Roberto Luongo, the Vancouver goaltender, claimed after Game 5 that he would have made the save on the lone goal that Vancouver scored in their 1-0 victory. This weak gesture to build up his self esteem backfired in a huge way. Luongo was pulled after the Ference goal by Coach Alain Vigneault. Vigneault did not ask Luongo this time if he’d like to stay in the game. The old Boston Garden was loud but the Luongo exit caused the nearly 18,000 in attendance to scream with venom and glee as he went off in favor of former Boston College netminder, Cory Schneider. Schneider was welcomed back to Bean Town with a Michael Ryder goal a little over a minute later. Tomas Kaberle assisted on Ryder’s tally at 9:35, and it looked like the rout was on. Déjà vu?
Tim Thomas was at his best on several Vancouver opportunities in the period and even disrupted a breakaway chance by Jannik Hansen, and immediately followed that with a nice save. The period ended with a 4-0 score and the shots favored the Bruins 19-11. The Bruins dominated the Canucks physically, just as Coach Julien had prescribed in order to be successful.
The pace that the Bruins had established was impossible to keep up in the second period. Patrice Bergeron crashed into Schneider just .28 seconds in and received his first of three penalties in the period.
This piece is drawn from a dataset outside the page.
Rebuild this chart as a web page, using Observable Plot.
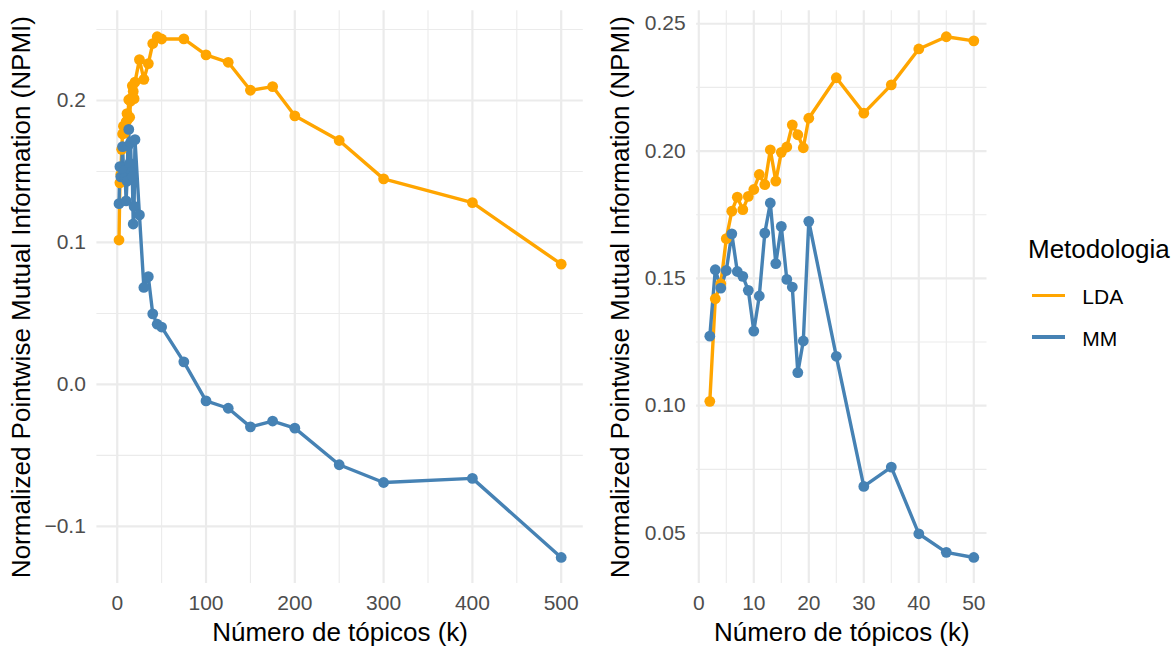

The Vancouver club nearly succeeded in the first minute of the man advantage, but Thomas stood tall and made several four bell saves. The Bruins killed another self inflicted infraction, and again held the vaunted Canuck power-play to just one goal in the series.
Vancouver missed several opportunities to score on an empty net while Thomas scrambled but they appeared to be overwhelmed at times here at TD Garden. Schneider made some huge saves of his own and survived a long Bruin possession that lasted almost a minute.
Vancouver started the third period on the remainder of a power-play and scored at just the .22 second mark. Henrik Sedin made it 4-1 and the Canucks really started to pepper and pressure the Bruins in their end. A controversial goal by Vancouver was reviewed by NHL off-ice officials and after a short delay was determined not to have crossed the goal line behind Thomas. A good thing for Boston, it would have made the score 4-2.
Two minutes later the Canucks committed back to back infractions giving the Bruins a 5on 3 man advantage. David Krejci made them pay after Schneider stoned Recchi on almost identical plays. Schneider moved from post to post twice to stop the veteran winger. Krejci’s goal made it 5-1 and invited more chants for Luongo from the crowd while he sat on the Vancouver bench. Vancouver scored a meaningless goal with 2:26 remaining.
The Garden Party was on; it seemed like a continuation of Games 3 and 4. Like Déjà vu all over again for the club from British Columbia. Perhaps they have learned to just play hockey and keep the comments and the whining to themselves. They could learn a lot from the Bruins. On to Game 7, does it get any better than that?